All told, you’ve got to really really love multiplayer FPS stuff because again apart from those couple of reasonably nice features, the co-op modes and other stuff are ripped straight from the bible of blandness and the chances are that even if you absolutely can’t get enough of putting bullets into the heads of networked players, you’ll bore of the whole thing a lot quicker than you should.

Essentially, gathering all the evidence together and trying to put a big fat thumb on what is exactly wrong with Haze isn’t easy. Perhaps it’s not actually Haze that we should be directing our ire at, rather the genre itself which again and again sees games relying far too heavily on one or two gameplay quirks to keep the whole thing up and running. There have been so many shooters of this ilk that try to introduce one or two new or supposedly groundbreaking elements into the FPS mix in order to sell you the same type of product again and again, and in Haze’s case even the Nectar “quirk” is short lived.

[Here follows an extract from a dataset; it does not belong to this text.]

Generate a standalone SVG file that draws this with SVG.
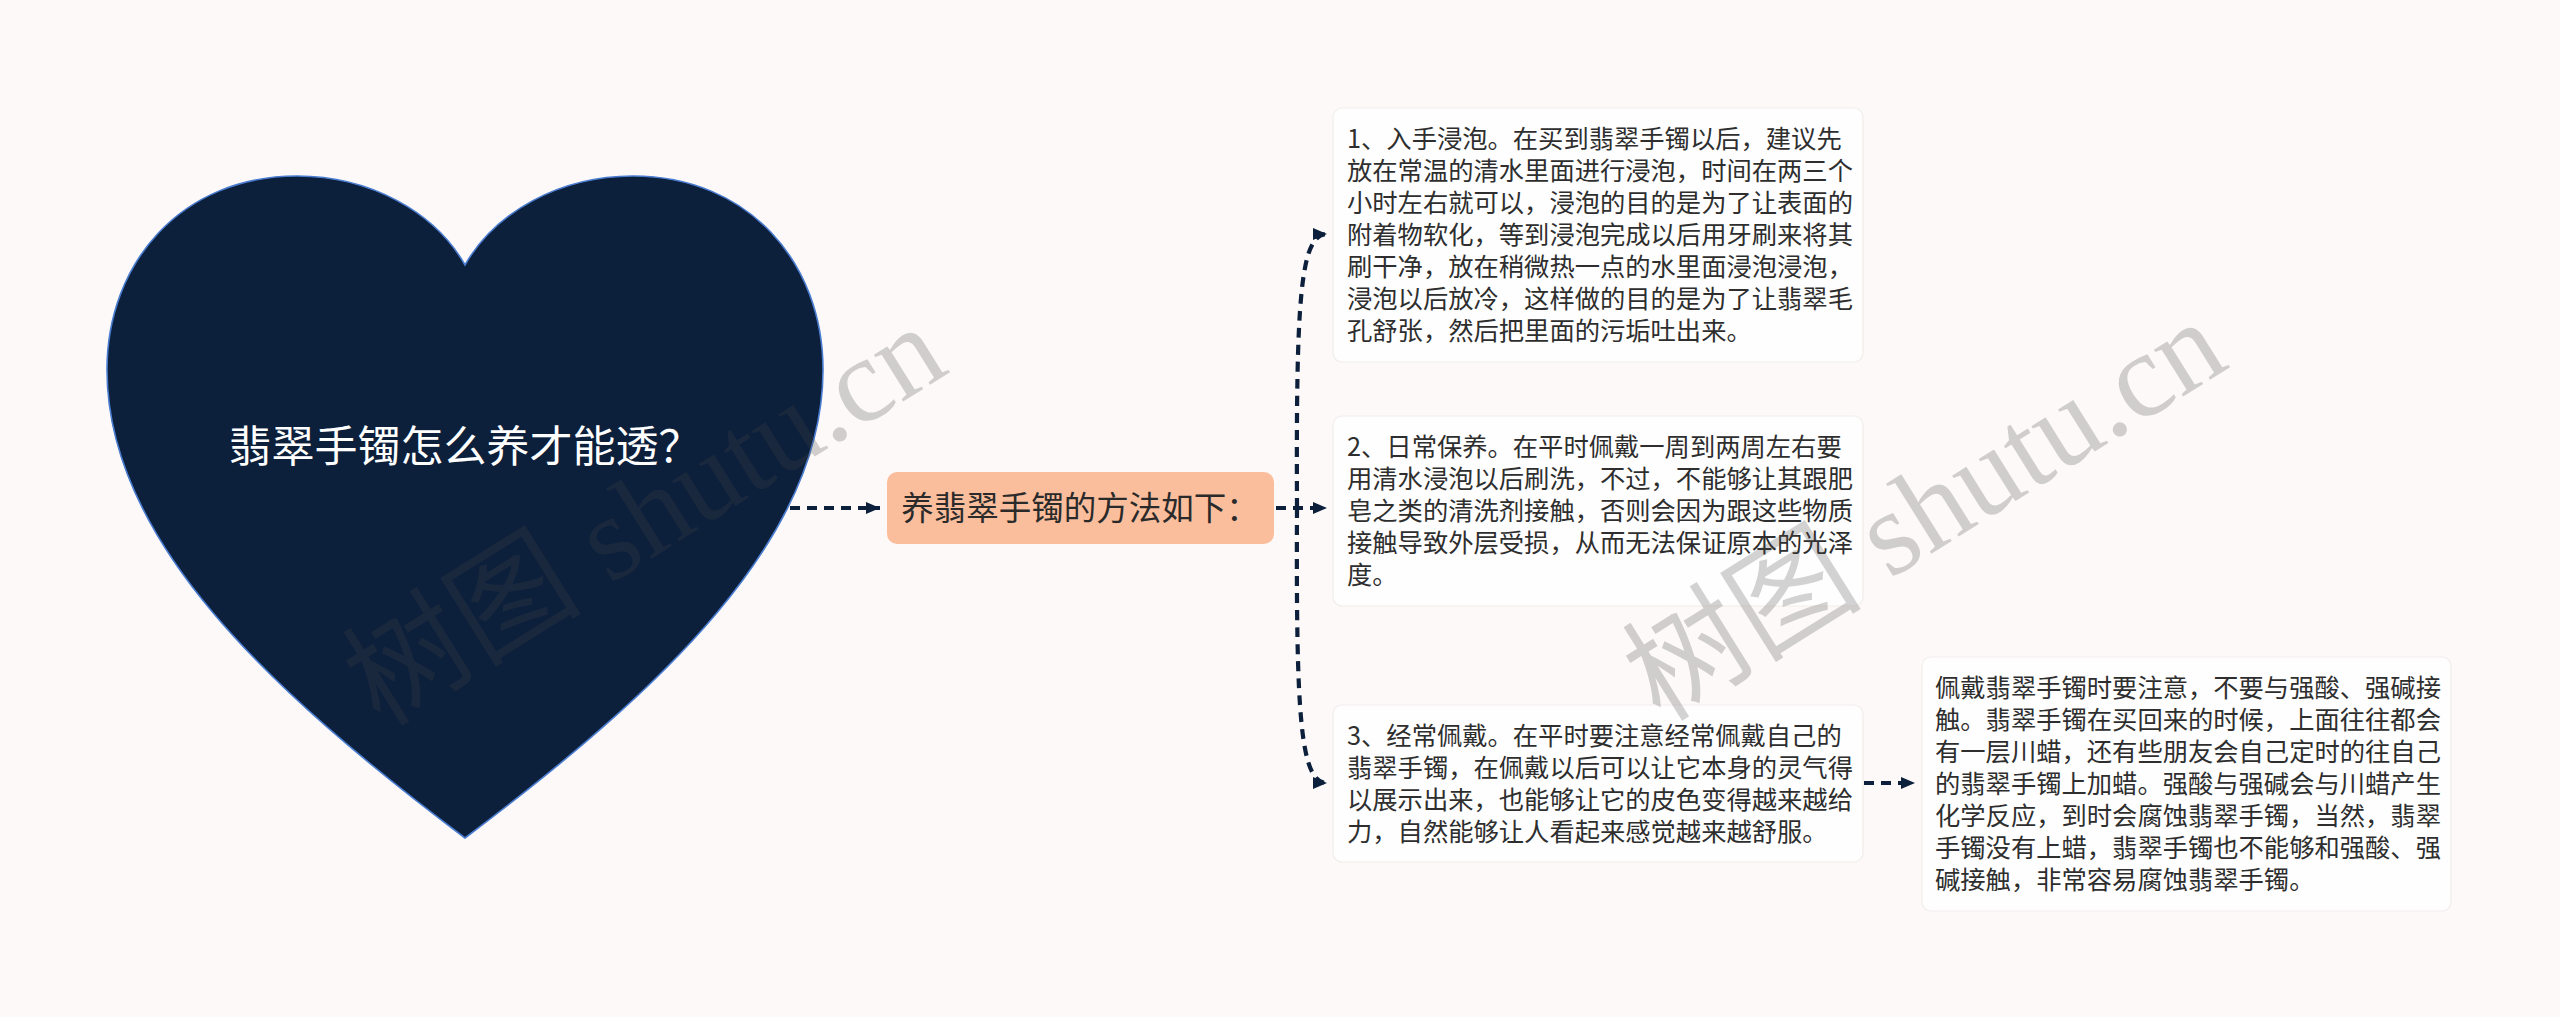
<svg xmlns="http://www.w3.org/2000/svg" width="2560" height="1017" viewBox="0 0 2560 1017">
<style>
.bg{fill:#fcf9f8}
.heart{fill:#0c1f3b;stroke:#4a7cd0;stroke-width:1.6}
.htxt{font-family:"Noto Sans CJK SC","Noto Sans",sans-serif;font-size:43px;fill:#ffffff}
.mid{fill:#fbbe9d}
.mtxt{font-family:"Noto Sans CJK SC","Noto Sans",sans-serif;font-size:32.5px;fill:#2a2a2a}
.box{fill:#fefefe;stroke:#f1edec;stroke-width:1.2}
.t{font-family:"Noto Sans CJK SC","Noto Sans",sans-serif;font-size:25.3px;fill:#2e2e2e}
.c{fill:none;stroke:#0c1f3b;stroke-width:4.2;stroke-dasharray:10 7}
.wm{font-family:"Liberation Serif","Noto Sans CJK SC",serif;font-size:120px;fill:#484848;fill-opacity:0.24}
</style>
<defs>
<marker id="ar" markerUnits="userSpaceOnUse" markerWidth="15" markerHeight="15" refX="14" refY="7.5" orient="auto">
<path d="M0,1.5 L14,7.5 L0,13.5 Z" fill="#0c1f3b"/>
</marker>
</defs>
<rect class="bg" x="0" y="0" width="2560" height="1017"/>
<g id="connectors">
<path class="c" d="M790,508 L880,508" marker-end="url(#ar)"/>
<path class="c" d="M1276,508 L1327,508" marker-end="url(#ar)"/>
<path class="c" d="M1297,508 C1296,300 1300,234 1327,234" marker-end="url(#ar)"/>
<path class="c" d="M1297,508 C1296,715 1300,783 1327,783" marker-end="url(#ar)"/>
<path class="c" d="M1864,783 L1915,783" marker-end="url(#ar)"/>
</g>
<g id="root">
<path class="heart" d="M465,265 C495,212 560,176 633,176 C748,176 823,262 823,370 C823,540 659,692 465,838 C271,692 107,540 107,370 C107,262 182,176 297,176 C370,176 435,212 465,265 Z"/>
<text class="htxt" x="465" y="462" text-anchor="middle">翡翠手镯怎么养才能透？</text>
</g>
<g id="main">
<rect class="mid" x="887" y="472" width="387" height="72" rx="10"/>
<text class="mtxt" x="1080" y="520" text-anchor="middle">养翡翠手镯的方法如下：</text>
</g>
<g id="n1">
<rect class="box" x="1333" y="108" width="530" height="254" rx="9"/>
<text class="t" x="1347" y="148">
<tspan x="1347" dy="0">1、入手浸泡。在买到翡翠手镯以后，建议先</tspan>
<tspan x="1347" dy="32">放在常温的清水里面进行浸泡，时间在两三个</tspan>
<tspan x="1347" dy="32">小时左右就可以，浸泡的目的是为了让表面的</tspan>
<tspan x="1347" dy="32">附着物软化，等到浸泡完成以后用牙刷来将其</tspan>
<tspan x="1347" dy="32">刷干净，放在稍微热一点的水里面浸泡浸泡，</tspan>
<tspan x="1347" dy="32">浸泡以后放冷，这样做的目的是为了让翡翠毛</tspan>
<tspan x="1347" dy="32">孔舒张，然后把里面的污垢吐出来。</tspan>
</text>
</g>
<g id="n2">
<rect class="box" x="1333" y="416" width="530" height="190" rx="9"/>
<text class="t" x="1347" y="456">
<tspan x="1347" dy="0">2、日常保养。在平时佩戴一周到两周左右要</tspan>
<tspan x="1347" dy="32">用清水浸泡以后刷洗，不过，不能够让其跟肥</tspan>
<tspan x="1347" dy="32">皂之类的清洗剂接触，否则会因为跟这些物质</tspan>
<tspan x="1347" dy="32">接触导致外层受损，从而无法保证原本的光泽</tspan>
<tspan x="1347" dy="32">度。</tspan>
</text>
</g>
<g id="n3">
<rect class="box" x="1333" y="705" width="530" height="157" rx="9"/>
<text class="t" x="1347" y="745">
<tspan x="1347" dy="0">3、经常佩戴。在平时要注意经常佩戴自己的</tspan>
<tspan x="1347" dy="32">翡翠手镯，在佩戴以后可以让它本身的灵气得</tspan>
<tspan x="1347" dy="32">以展示出来，也能够让它的皮色变得越来越给</tspan>
<tspan x="1347" dy="32">力，自然能够让人看起来感觉越来越舒服。</tspan>
</text>
</g>
<g id="n4">
<rect class="box" x="1922" y="657" width="529" height="254" rx="9"/>
<text class="t" x="1935" y="697">
<tspan x="1935" dy="0">佩戴翡翠手镯时要注意，不要与强酸、强碱接</tspan>
<tspan x="1935" dy="32">触。翡翠手镯在买回来的时候，上面往往都会</tspan>
<tspan x="1935" dy="32">有一层川蜡，还有些朋友会自己定时的往自己</tspan>
<tspan x="1935" dy="32">的翡翠手镯上加蜡。强酸与强碱会与川蜡产生</tspan>
<tspan x="1935" dy="32">化学反应，到时会腐蚀翡翠手镯，当然，翡翠</tspan>
<tspan x="1935" dy="32">手镯没有上蜡，翡翠手镯也不能够和强酸、强</tspan>
<tspan x="1935" dy="32">碱接触，非常容易腐蚀翡翠手镯。</tspan>
</text>
</g>
<g id="watermark">
<text class="wm" x="647" y="555" text-anchor="middle" transform="rotate(-32 647 519)">树图 shutu.cn</text>
<text class="wm" x="1927" y="550" text-anchor="middle" transform="rotate(-32 1927 514)">树图 shutu.cn</text>
</g>
</svg>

Reading other reviews of Haze which endlessly compare it against just about every other FPS game out there, perhaps history may show that Haze was the last straw that broke the camel’s back, and players just stopped putting up with the bland, the formulaic and the familiar and demanded a whole bucketload more innovation from their shooters.

Even on a platform not exactly drowning in titles, Haze would have to measure up against the likes of Resistance: Fall of Man 1 and 2, Killzone 2 and newer titles such as Mirror’s Edge before it’d be worthy of your consideration.

Though it’s not as completely hideous as it’s painted, it’s not really even good enough to be called average. Haze spends far too much of its time trying to recreate completely worn out scenarios, gameplay elements and characters to really shine against other games in the genre. Perhaps one day when it’s kicking around in your local game store’s 3 for 30 quid bin you might pick it up and in hindsight find a little love for it, but as a supposed example of the PS3’s considerable power, and as a full priced title nestling in the summer release schedules of 2008 Haze is really not worth more than a passing glance.